SOURCE DATA:
------------------------------------

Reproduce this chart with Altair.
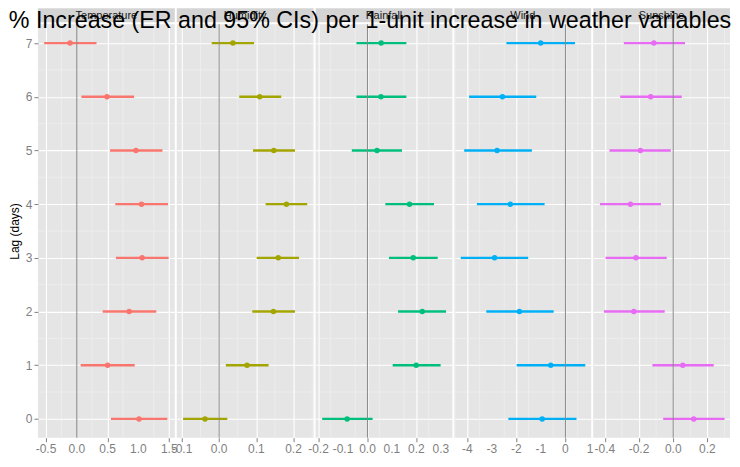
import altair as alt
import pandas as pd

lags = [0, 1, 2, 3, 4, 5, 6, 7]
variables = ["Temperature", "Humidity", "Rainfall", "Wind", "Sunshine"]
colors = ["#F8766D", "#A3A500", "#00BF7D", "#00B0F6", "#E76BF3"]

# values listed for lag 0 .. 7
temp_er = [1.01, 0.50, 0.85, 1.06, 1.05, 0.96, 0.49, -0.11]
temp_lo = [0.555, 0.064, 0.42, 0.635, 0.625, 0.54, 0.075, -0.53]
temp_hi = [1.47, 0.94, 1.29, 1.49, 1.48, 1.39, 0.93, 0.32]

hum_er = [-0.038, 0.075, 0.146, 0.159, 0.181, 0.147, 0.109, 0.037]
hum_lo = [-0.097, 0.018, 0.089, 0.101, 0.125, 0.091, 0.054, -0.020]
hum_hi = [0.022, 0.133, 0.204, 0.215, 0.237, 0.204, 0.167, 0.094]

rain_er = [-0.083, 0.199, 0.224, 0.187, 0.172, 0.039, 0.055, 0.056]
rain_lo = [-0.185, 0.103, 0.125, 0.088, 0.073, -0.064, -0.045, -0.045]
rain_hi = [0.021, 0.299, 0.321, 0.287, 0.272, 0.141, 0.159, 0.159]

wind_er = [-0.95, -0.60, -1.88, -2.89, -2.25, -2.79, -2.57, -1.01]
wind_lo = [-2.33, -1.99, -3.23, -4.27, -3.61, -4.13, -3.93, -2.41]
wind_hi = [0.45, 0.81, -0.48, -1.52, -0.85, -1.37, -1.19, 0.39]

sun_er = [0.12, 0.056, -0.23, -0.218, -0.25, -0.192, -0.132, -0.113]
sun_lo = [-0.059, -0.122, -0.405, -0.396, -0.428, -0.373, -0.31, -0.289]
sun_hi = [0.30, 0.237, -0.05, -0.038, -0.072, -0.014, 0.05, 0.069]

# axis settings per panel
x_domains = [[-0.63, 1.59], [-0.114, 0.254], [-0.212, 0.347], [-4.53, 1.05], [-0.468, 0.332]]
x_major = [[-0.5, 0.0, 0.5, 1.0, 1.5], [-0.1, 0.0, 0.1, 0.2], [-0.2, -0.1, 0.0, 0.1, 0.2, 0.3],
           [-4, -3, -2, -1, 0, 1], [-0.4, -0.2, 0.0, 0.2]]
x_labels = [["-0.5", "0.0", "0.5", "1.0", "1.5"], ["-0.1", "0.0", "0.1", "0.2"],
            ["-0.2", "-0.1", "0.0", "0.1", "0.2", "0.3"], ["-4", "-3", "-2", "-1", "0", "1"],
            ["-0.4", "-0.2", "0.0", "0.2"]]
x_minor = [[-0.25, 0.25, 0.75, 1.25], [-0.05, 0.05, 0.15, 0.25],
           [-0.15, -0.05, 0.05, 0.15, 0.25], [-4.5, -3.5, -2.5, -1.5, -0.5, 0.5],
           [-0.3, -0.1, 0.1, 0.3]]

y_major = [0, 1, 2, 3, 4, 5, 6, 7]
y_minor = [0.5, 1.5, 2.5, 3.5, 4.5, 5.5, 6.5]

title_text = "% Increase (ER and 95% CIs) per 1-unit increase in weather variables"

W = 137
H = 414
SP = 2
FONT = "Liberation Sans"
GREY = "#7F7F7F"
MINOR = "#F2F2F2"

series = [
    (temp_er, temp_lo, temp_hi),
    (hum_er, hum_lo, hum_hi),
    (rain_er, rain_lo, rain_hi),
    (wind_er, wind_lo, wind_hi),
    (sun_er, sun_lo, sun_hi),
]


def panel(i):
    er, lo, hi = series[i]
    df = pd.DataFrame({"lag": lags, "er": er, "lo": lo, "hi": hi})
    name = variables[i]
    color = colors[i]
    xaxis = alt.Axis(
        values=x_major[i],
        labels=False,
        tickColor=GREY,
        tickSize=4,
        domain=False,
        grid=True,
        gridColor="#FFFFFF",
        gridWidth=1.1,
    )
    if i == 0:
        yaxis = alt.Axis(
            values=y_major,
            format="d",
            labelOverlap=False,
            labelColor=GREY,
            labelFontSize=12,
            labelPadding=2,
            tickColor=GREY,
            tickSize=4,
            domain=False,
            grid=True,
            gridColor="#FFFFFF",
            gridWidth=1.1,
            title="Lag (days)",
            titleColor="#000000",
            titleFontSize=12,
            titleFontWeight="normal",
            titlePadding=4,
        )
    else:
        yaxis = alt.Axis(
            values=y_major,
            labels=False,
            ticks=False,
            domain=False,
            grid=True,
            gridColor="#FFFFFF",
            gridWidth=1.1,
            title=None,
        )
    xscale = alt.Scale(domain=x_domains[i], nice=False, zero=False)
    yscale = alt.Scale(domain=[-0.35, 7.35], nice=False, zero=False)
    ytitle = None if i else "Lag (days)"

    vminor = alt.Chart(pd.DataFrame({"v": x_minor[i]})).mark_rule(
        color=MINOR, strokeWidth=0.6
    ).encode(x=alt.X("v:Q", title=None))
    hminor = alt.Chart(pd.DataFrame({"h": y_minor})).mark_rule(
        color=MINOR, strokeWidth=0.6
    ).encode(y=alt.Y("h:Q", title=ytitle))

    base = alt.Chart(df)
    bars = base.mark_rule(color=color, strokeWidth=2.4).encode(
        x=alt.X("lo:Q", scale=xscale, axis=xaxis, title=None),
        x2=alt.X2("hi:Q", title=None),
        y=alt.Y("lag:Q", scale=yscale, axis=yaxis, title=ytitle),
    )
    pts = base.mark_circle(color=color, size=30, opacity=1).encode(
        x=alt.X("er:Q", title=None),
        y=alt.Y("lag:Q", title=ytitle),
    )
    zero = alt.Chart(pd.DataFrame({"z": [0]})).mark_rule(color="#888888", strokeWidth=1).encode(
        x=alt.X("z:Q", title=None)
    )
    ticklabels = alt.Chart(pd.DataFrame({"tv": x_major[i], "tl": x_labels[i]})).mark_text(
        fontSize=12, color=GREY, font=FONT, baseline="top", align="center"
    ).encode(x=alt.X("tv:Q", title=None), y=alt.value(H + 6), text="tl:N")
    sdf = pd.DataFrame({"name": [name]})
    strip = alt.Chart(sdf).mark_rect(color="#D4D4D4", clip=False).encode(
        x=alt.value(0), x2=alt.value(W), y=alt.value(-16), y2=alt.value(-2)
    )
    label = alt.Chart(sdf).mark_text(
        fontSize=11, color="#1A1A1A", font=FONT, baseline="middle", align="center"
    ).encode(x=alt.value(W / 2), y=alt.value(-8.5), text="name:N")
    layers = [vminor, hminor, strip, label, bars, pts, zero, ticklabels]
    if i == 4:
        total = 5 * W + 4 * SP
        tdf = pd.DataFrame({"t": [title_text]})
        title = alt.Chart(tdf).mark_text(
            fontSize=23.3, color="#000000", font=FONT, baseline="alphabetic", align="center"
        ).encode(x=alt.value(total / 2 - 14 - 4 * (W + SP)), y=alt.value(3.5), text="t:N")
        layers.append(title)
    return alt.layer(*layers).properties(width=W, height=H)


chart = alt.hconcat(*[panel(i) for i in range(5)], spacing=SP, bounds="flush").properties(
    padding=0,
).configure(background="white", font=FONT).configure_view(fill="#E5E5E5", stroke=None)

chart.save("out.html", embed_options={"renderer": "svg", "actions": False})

------------------------------------

WHAT YOU NEED TO DO: Exclude every picture and copy the remaining data exactly.

THE OUTPUT:
Reproduce this chart with Altair.
import altair as alt
import pandas as pd

lags = [0, 1, 2, 3, 4, 5, 6, 7]
variables = ["Temperature", "Humidity", "Rainfall", "Wind", "Sunshine"]
colors = ["#F8766D", "#A3A500", "#00BF7D", "#00B0F6", "#E76BF3"]

# values listed for lag 0 .. 7
temp_er = [1.01, 0.50, 0.85, 1.06, 1.05, 0.96, 0.49, -0.11]
temp_lo = [0.555, 0.064, 0.42, 0.635, 0.625, 0.54, 0.075, -0.53]
temp_hi = [1.47, 0.94, 1.29, 1.49, 1.48, 1.39, 0.93, 0.32]

hum_er = [-0.038, 0.075, 0.146, 0.159, 0.181, 0.147, 0.109, 0.037]
hum_lo = [-0.097, 0.018, 0.089, 0.101, 0.125, 0.091, 0.054, -0.020]
hum_hi = [0.022, 0.133, 0.204, 0.215, 0.237, 0.204, 0.167, 0.094]

rain_er = [-0.083, 0.199, 0.224, 0.187, 0.172, 0.039, 0.055, 0.056]
rain_lo = [-0.185, 0.103, 0.125, 0.088, 0.073, -0.064, -0.045, -0.045]
rain_hi = [0.021, 0.299, 0.321, 0.287, 0.272, 0.141, 0.159, 0.159]

wind_er = [-0.95, -0.60, -1.88, -2.89, -2.25, -2.79, -2.57, -1.01]
wind_lo = [-2.33, -1.99, -3.23, -4.27, -3.61, -4.13, -3.93, -2.41]
wind_hi = [0.45, 0.81, -0.48, -1.52, -0.85, -1.37, -1.19, 0.39]

sun_er = [0.12, 0.056, -0.23, -0.218, -0.25, -0.192, -0.132, -0.113]
sun_lo = [-0.059, -0.122, -0.405, -0.396, -0.428, -0.373, -0.31, -0.289]
sun_hi = [0.30, 0.237, -0.05, -0.038, -0.072, -0.014, 0.05, 0.069]

# axis settings per panel
x_domains = [[-0.63, 1.59], [-0.114, 0.254], [-0.212, 0.347], [-4.53, 1.05], [-0.468, 0.332]]
x_major = [[-0.5, 0.0, 0.5, 1.0, 1.5], [-0.1, 0.0, 0.1, 0.2], [-0.2, -0.1, 0.0, 0.1, 0.2, 0.3],
           [-4, -3, -2, -1, 0, 1], [-0.4, -0.2, 0.0, 0.2]]
x_labels = [["-0.5", "0.0", "0.5", "1.0", "1.5"], ["-0.1", "0.0", "0.1", "0.2"],
            ["-0.2", "-0.1", "0.0", "0.1", "0.2", "0.3"], ["-4", "-3", "-2", "-1", "0", "1"],
            ["-0.4", "-0.2", "0.0", "0.2"]]
x_minor = [[-0.25, 0.25, 0.75, 1.25], [-0.05, 0.05, 0.15, 0.25],
           [-0.15, -0.05, 0.05, 0.15, 0.25], [-4.5, -3.5, -2.5, -1.5, -0.5, 0.5],
           [-0.3, -0.1, 0.1, 0.3]]

y_major = [0, 1, 2, 3, 4, 5, 6, 7]
y_minor = [0.5, 1.5, 2.5, 3.5, 4.5, 5.5, 6.5]

title_text = "% Increase (ER and 95% CIs) per 1-unit increase in weather variables"

W = 137
H = 414
SP = 2
FONT = "Liberation Sans"
GREY = "#7F7F7F"
MINOR = "#F2F2F2"

series = [
    (temp_er, temp_lo, temp_hi),
    (hum_er, hum_lo, hum_hi),
    (rain_er, rain_lo, rain_hi),
    (wind_er, wind_lo, wind_hi),
    (sun_er, sun_lo, sun_hi),
]


def panel(i):
    er, lo, hi = series[i]
    df = pd.DataFrame({"lag": lags, "er": er, "lo": lo, "hi": hi})
    name = variables[i]
    color = colors[i]
    xaxis = alt.Axis(
        values=x_major[i],
        labels=False,
        tickColor=GREY,
        tickSize=4,
        domain=False,
        grid=True,
        gridColor="#FFFFFF",
        gridWidth=1.1,
    )
    if i == 0:
        yaxis = alt.Axis(
            values=y_major,
            format="d",
            labelOverlap=False,
            labelColor=GREY,
            labelFontSize=12,
            labelPadding=2,
            tickColor=GREY,
            tickSize=4,
            domain=False,
            grid=True,
            gridColor="#FFFFFF",
            gridWidth=1.1,
            title="Lag (days)",
            titleColor="#000000",
            titleFontSize=12,
            titleFontWeight="normal",
            titlePadding=4,
        )
    else:
        yaxis = alt.Axis(
            values=y_major,
            labels=False,
            ticks=False,
            domain=False,
            grid=True,
            gridColor="#FFFFFF",
            gridWidth=1.1,
            title=None,
        )
    xscale = alt.Scale(domain=x_domains[i], nice=False, zero=False)
    yscale = alt.Scale(domain=[-0.35, 7.35], nice=False, zero=False)
    ytitle = None if i else "Lag (days)"

    vminor = alt.Chart(pd.DataFrame({"v": x_minor[i]})).mark_rule(
        color=MINOR, strokeWidth=0.6
    ).encode(x=alt.X("v:Q", title=None))
    hminor = alt.Chart(pd.DataFrame({"h": y_minor})).mark_rule(
        color=MINOR, strokeWidth=0.6
    ).encode(y=alt.Y("h:Q", title=ytitle))

    base = alt.Chart(df)
    bars = base.mark_rule(color=color, strokeWidth=2.4).encode(
        x=alt.X("lo:Q", scale=xscale, axis=xaxis, title=None),
        x2=alt.X2("hi:Q", title=None),
        y=alt.Y("lag:Q", scale=yscale, axis=yaxis, title=ytitle),
    )
    pts = base.mark_circle(color=color, size=30, opacity=1).encode(
        x=alt.X("er:Q", title=None),
        y=alt.Y("lag:Q", title=ytitle),
    )
    zero = alt.Chart(pd.DataFrame({"z": [0]})).mark_rule(color="#888888", strokeWidth=1).encode(
        x=alt.X("z:Q", title=None)
    )
    ticklabels = alt.Chart(pd.DataFrame({"tv": x_major[i], "tl": x_labels[i]})).mark_text(
        fontSize=12, color=GREY, font=FONT, baseline="top", align="center"
    ).encode(x=alt.X("tv:Q", title=None), y=alt.value(H + 6), text="tl:N")
    sdf = pd.DataFrame({"name": [name]})
    strip = alt.Chart(sdf).mark_rect(color="#D4D4D4", clip=False).encode(
        x=alt.value(0), x2=alt.value(W), y=alt.value(-16), y2=alt.value(-2)
    )
    label = alt.Chart(sdf).mark_text(
        fontSize=11, color="#1A1A1A", font=FONT, baseline="middle", align="center"
    ).encode(x=alt.value(W / 2), y=alt.value(-8.5), text="name:N")
    layers = [vminor, hminor, strip, label, bars, pts, zero, ticklabels]
    if i == 4:
        total = 5 * W + 4 * SP
        tdf = pd.DataFrame({"t": [title_text]})
        title = alt.Chart(tdf).mark_text(
            fontSize=23.3, color="#000000", font=FONT, baseline="alphabetic", align="center"
        ).encode(x=alt.value(total / 2 - 14 - 4 * (W + SP)), y=alt.value(3.5), text="t:N")
        layers.append(title)
    return alt.layer(*layers).properties(width=W, height=H)


chart = alt.hconcat(*[panel(i) for i in range(5)], spacing=SP, bounds="flush").properties(
    padding=0,
).configure(background="white", font=FONT).configure_view(fill="#E5E5E5", stroke=None)

chart.save("out.html", embed_options={"renderer": "svg", "actions": False})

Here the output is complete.